Danny makes up a fake wife, convincing his single-mother office assistant Katherine (Aniston) to play his soon-to-be divorced spouse, and later must pretend that her kids are actually his own. He creates a boyfriend for Katherine, and before we are allowed to even try and make sense of this all, Danny is taking his girlfriend, his fake wife, his fake kids and his pretend wife's fake boyfriend on a Hawaii vacation. Hilarity does not ensue.

The latter half of the Just Go With It becomes little more than a vehicle for Dugan to insert inane bits of physical comedy (a hand gets pooped on, a sheep is given CPR) and an attempt to tie together a plot that exploded in the first act. And it gives Sandler the opportunity to give cameos to his pals. Yes, that is actually Dave Matthews with a speaking role in several scenes, and yes, that is former ESPN anchor Dan Patrick emceeing a hula contest—a contest that serves as a pivotal plot point, if such a thing is even possible in this film.

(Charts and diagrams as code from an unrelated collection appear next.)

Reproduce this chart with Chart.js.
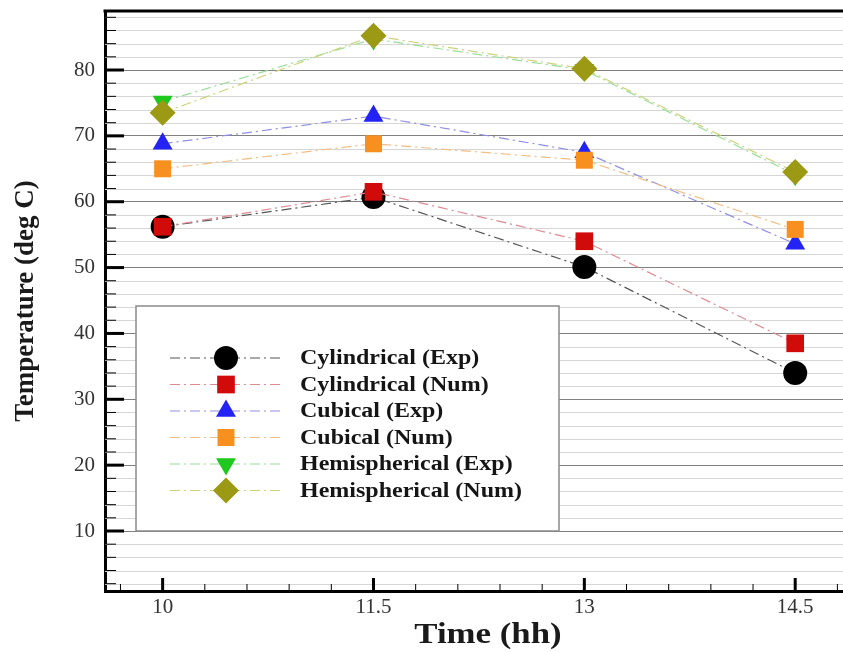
<!DOCTYPE html>
<html lang="en">
<head>
  <meta charset="UTF-8">
  <title>Temperature vs Time</title>
  <script src="https://cdn.jsdelivr.net/npm/chart.js"></script>
  <style>
    body {
      margin: 0;
      background: #fff;
    }
    canvas {
      display: block;
    }
  </style>
</head>
<body>
  <canvas id="tempChart" width="843" height="652"></canvas>

  <script>
    // data
    const times = [10, 11.5, 13, 14.5];
    const seriesNames = [
      'Cylindrical (Exp)', 'Cylindrical (Num)',
      'Cubical (Exp)', 'Cubical (Num)',
      'Hemispherical (Exp)', 'Hemispherical (Num)'
    ];
    const cylindricalExp = [56.2, 60.7, 50.1, 34.0];
    const cylindricalNum = [56.2, 61.5, 54.0, 38.5];
    const cubicalExp = [68.8, 73.0, 67.5, 53.6];
    const cubicalNum = [65.0, 68.8, 66.3, 55.8];
    const hemisphericalExp = [75.2, 84.7, 80.0, 64.1];
    const hemisphericalNum = [73.5, 85.2, 80.2, 64.5];
    const xTicks = [10, 11.5, 13, 14.5];
    const yTicks = [10, 20, 30, 40, 50, 60, 70, 80];
    const xTitle = 'Time (hh)';
    const yTitle = 'Temperature (deg C)';

    const minorXStep = 0.3;
    const minorYStep = 2;

    const serif = '"Liberation Serif", "Times New Roman", serif';
    const stretch = 1.2; // the original lettering is a bit wide

    const styles = [
      { point: 'circle',   radius: 12,   rot: 0,   fill: '#000000', line: '#555555' },
      { point: 'rect',     radius: 12.5, rot: 0,   fill: '#d10a0a', line: '#e08a92' },
      { point: 'triangle', radius: 11.5, rot: 0,   fill: '#2323f5', line: '#8f8fe6' },
      { point: 'rect',     radius: 12,   rot: 0,   fill: '#f7901e', line: '#f3bd86' },
      { point: 'triangle', radius: 11.5, rot: 180, fill: '#1ec81e', line: '#9ade9a' },
      { point: 'rectRot',  radius: 13,   rot: 0,   fill: '#9c9a14', line: '#cdd27a' }
    ];
    const seriesValues = [cylindricalExp, cylindricalNum, cubicalExp, cubicalNum, hemisphericalExp, hemisphericalNum];

    const datasets = seriesNames.map((name, i) => ({
      label: name,
      data: times.map((t, j) => ({ x: t, y: seriesValues[i][j] })),
      borderColor: styles[i].line,
      borderWidth: 1.2,
      borderDash: [10, 4, 2, 4],
      backgroundColor: styles[i].fill,
      pointStyle: styles[i].point,
      pointRadius: styles[i].radius,
      pointRotation: styles[i].rot,
      pointBorderWidth: 0,
      pointBackgroundColor: styles[i].fill,
      tension: 0,
      order: seriesNames.length - i
    }));

    // minor grid, inward ticks, top frame, x title and the boxed legend
    const framePlugin = {
      id: 'frame',
      beforeDatasetsDraw(chart) {
        const { ctx, chartArea: a, scales: { y } } = chart;
        ctx.save();
        ctx.strokeStyle = '#d6d6d6';
        ctx.lineWidth = 1;
        for (let v = minorYStep; v < y.max; v += minorYStep) {
          if (v % 10 === 0) continue;
          const py = Math.round(y.getPixelForValue(v)) + 0.5;
          ctx.beginPath();
          ctx.moveTo(a.left, py);
          ctx.lineTo(a.right, py);
          ctx.stroke();
        }
        ctx.restore();
      },
      afterDatasetsDraw(chart) {
        const { ctx } = chart;
        const box = { left: 136, top: 306, right: 559, bottom: 531 };
        ctx.save();
        ctx.fillStyle = '#fff';
        ctx.fillRect(box.left, box.top, box.right - box.left, box.bottom - box.top);
        ctx.strokeStyle = '#8a8a8a';
        ctx.lineWidth = 1.5;
        ctx.strokeRect(box.left, box.top, box.right - box.left, box.bottom - box.top);

        chart.data.datasets.forEach((ds, i) => {
          const ry = 358 + i * 26.5;
          ctx.save();
          ctx.strokeStyle = ds.borderColor;
          ctx.lineWidth = ds.borderWidth;
          ctx.setLineDash(ds.borderDash);
          ctx.beginPath();
          ctx.moveTo(170, ry);
          ctx.lineTo(280, ry);
          ctx.stroke();
          ctx.restore();
          ctx.fillStyle = ds.pointBackgroundColor;
          ctx.strokeStyle = ds.pointBackgroundColor;
          Chart.helpers.drawPoint(ctx, {
            pointStyle: ds.pointStyle,
            radius: ds.pointRadius,
            rotation: ds.pointRotation,
            borderWidth: 0
          }, 226, ry);
          ctx.save();
          ctx.translate(300, ry + 1);
          ctx.scale(stretch, 1);
          ctx.fillStyle = '#151515';
          ctx.font = 'bold 20px ' + serif;
          ctx.textAlign = 'left';
          ctx.textBaseline = 'middle';
          ctx.fillText(ds.label, 0, 0);
          ctx.restore();
        });
        ctx.restore();
      },
      afterDraw(chart) {
        const { ctx, chartArea: a, scales: { x, y } } = chart;
        ctx.save();
        ctx.strokeStyle = '#000';
        // top frame
        ctx.lineWidth = 3;
        ctx.beginPath();
        ctx.moveTo(a.left - 1.5, a.top);
        ctx.lineTo(a.right, a.top);
        ctx.stroke();
        // y ticks pointing in
        for (let v = minorYStep; v < y.max; v += minorYStep) {
          const py = y.getPixelForValue(v);
          const major = v % 10 === 0;
          ctx.lineWidth = major ? 3 : 1;
          ctx.beginPath();
          ctx.moveTo(a.left, py);
          ctx.lineTo(a.left + (major ? 19 : 11), py);
          ctx.stroke();
        }
        // x ticks pointing in
        for (let k = 0; ; k++) {
          const v = Math.round((xTicks[0] - minorXStep + k * minorXStep) * 100) / 100;
          if (v > x.max) break;
          if (v < x.min) continue;
          const px = x.getPixelForValue(v);
          const major = xTicks.includes(v);
          ctx.lineWidth = major ? 3 : 1;
          ctx.beginPath();
          ctx.moveTo(px, a.bottom);
          ctx.lineTo(px, a.bottom - (major ? 13 : 7));
          ctx.stroke();
        }
        // x axis title
        ctx.translate(488, 643);
        ctx.scale(stretch, 1);
        ctx.fillStyle = '#1a1a1a';
        ctx.font = 'bold 29px ' + serif;
        ctx.textAlign = 'center';
        ctx.textBaseline = 'alphabetic';
        ctx.fillText(xTitle, 0, 0);
        ctx.restore();
      }
    };

    const ctx = document.getElementById('tempChart').getContext('2d');
    const tempChart = new Chart(ctx, {
      type: 'line',
      data: { datasets },
      options: {
        responsive: false,
        animation: false,
        layout: { autoPadding: false, padding: { top: 11, right: 0, left: 0, bottom: 0 } },
        plugins: {
          legend: { display: false },
          tooltip: { enabled: false }
        },
        scales: {
          x: {
            type: 'linear',
            min: 9.59,
            max: 14.84,
            afterBuildTicks: s => { s.ticks = xTicks.map(v => ({ value: v })); },
            afterFit: s => { s.height = 61; s.paddingLeft = 0; s.paddingRight = 0; },
            grid: { drawOnChartArea: false, drawTicks: false },
            border: { color: '#000', width: 3 },
            ticks: {
              padding: 4,
              color: '#333',
              font: { family: serif, size: 21 },
              callback: v => String(v)
            }
          },
          y: {
            min: 0.89,
            max: 88.96,
            afterBuildTicks: s => { s.ticks = yTicks.map(v => ({ value: v })); },
            afterFit: s => { s.width = 105; s.paddingTop = 0; s.paddingBottom = 0; },
            grid: { color: '#808080', lineWidth: 1, drawTicks: false },
            border: { color: '#000', width: 3 },
            ticks: {
              padding: 10,
              color: '#333',
              font: { family: serif, size: 21 },
              callback: v => String(v)
            },
            title: {
              display: true,
              text: yTitle,
              color: '#1a1a1a',
              font: { family: serif, size: 27, weight: 'bold' },
              padding: { top: 10, bottom: 0 }
            }
          }
        }
      },
      plugins: [framePlugin]
    });
  </script>
</body>
</html>
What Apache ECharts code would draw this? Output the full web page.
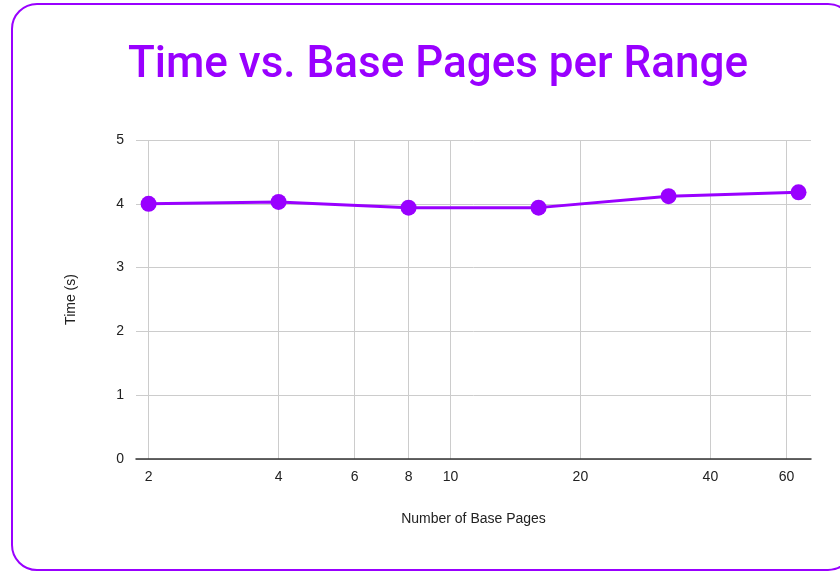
<!DOCTYPE html>
<html>
<head>
<meta charset="utf-8">
<script src="https://cdn.jsdelivr.net/npm/echarts@6/dist/echarts.min.js"></script>
<style>
  html, body { margin: 0; padding: 0; background: #fff; }
  #chart { width: 840px; height: 571px; }
</style>
</head>
<body>
<div id="chart"></div>
<script>
// Number of base pages per range (x) and measured time in seconds (y)
const basePages = [2, 4, 8, 16, 32, 64];
const timeSeconds = [4.00, 4.03, 3.94, 3.94, 4.12, 4.18];
const xTickValues = [2, 4, 6, 8, 10, 20, 40, 60];
const yTickValues = [0, 1, 2, 3, 4, 5];

const PURPLE = '#9900ff';
const LABEL_FONT = '"Liberation Sans", Arial, sans-serif';
const chart = echarts.init(document.getElementById('chart'), null, { renderer: 'canvas' });

chart.setOption({
  backgroundColor: '#ffffff',
  animation: false,
  title: {
    text: 'Time vs. Base Pages per Range',
    left: 433,
    top: 39,
    textAlign: 'center',
    textStyle: {
      color: PURPLE,
      fontFamily: 'Roboto',
      fontWeight: 500,
      fontSize: 44
    }
  },
  graphic: [{
    type: 'rect',
    shape: { x: 12, y: 4, width: 841, height: 566, r: 25 },
    style: { fill: 'none', stroke: PURPLE, lineWidth: 2 },
    silent: true,
    z: 10
  }],
  grid: { left: 136, right: 29, top: 140, bottom: 112 },
  xAxis: {
    type: 'log',
    logBase: 2,
    min: 1.87,
    max: 68.4,
    name: 'Number of Base Pages',
    nameLocation: 'middle',
    nameGap: 53,
    nameTextStyle: { color: '#222', fontFamily: LABEL_FONT, fontSize: 14 },
    axisLine: { show: true, lineStyle: { color: '#333', width: 1.5 } },
    axisTick: { show: false, customValues: xTickValues },
    axisLabel: {
      customValues: xTickValues,
      color: '#222',
      fontFamily: LABEL_FONT,
      fontSize: 14,
      margin: 11
    },
    splitLine: { show: true, lineStyle: { color: '#cccccc', width: 1 } }
  },
  yAxis: {
    type: 'value',
    min: 0,
    max: 5,
    interval: 1,
    name: 'Time (s)',
    nameLocation: 'middle',
    nameGap: 58,
    nameTextStyle: { color: '#222', fontFamily: LABEL_FONT, fontSize: 14 },
    axisLine: { show: false },
    axisTick: { show: false },
    axisLabel: {
      color: '#222',
      fontFamily: LABEL_FONT,
      fontSize: 14,
      margin: 12,
      formatter: (v) => (yTickValues.includes(v) ? String(v) : '')
    },
    splitLine: { show: true, lineStyle: { color: '#cccccc', width: 1 } }
  },
  series: [{
    type: 'line',
    data: basePages.map((x, i) => [x, timeSeconds[i]]),
    symbol: 'circle',
    symbolSize: 16,
    lineStyle: { color: PURPLE, width: 3 },
    itemStyle: { color: PURPLE }
  }]
});
</script>
</body>
</html>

The greatest tell of all may be that when it comes time to clear up the mess of lies and for Danny to come clean about the preposterous world he has created, the scene isn't even shown on camera. That's a pretty good indication that the players involved here realized they were driving full-speed off a cliff. Ending the movie as quickly as possible became the easiest out. In that sense, Just Go With It may the most self-aware horrendous film to come along in a while.

Just Go With It continues at the Village 6.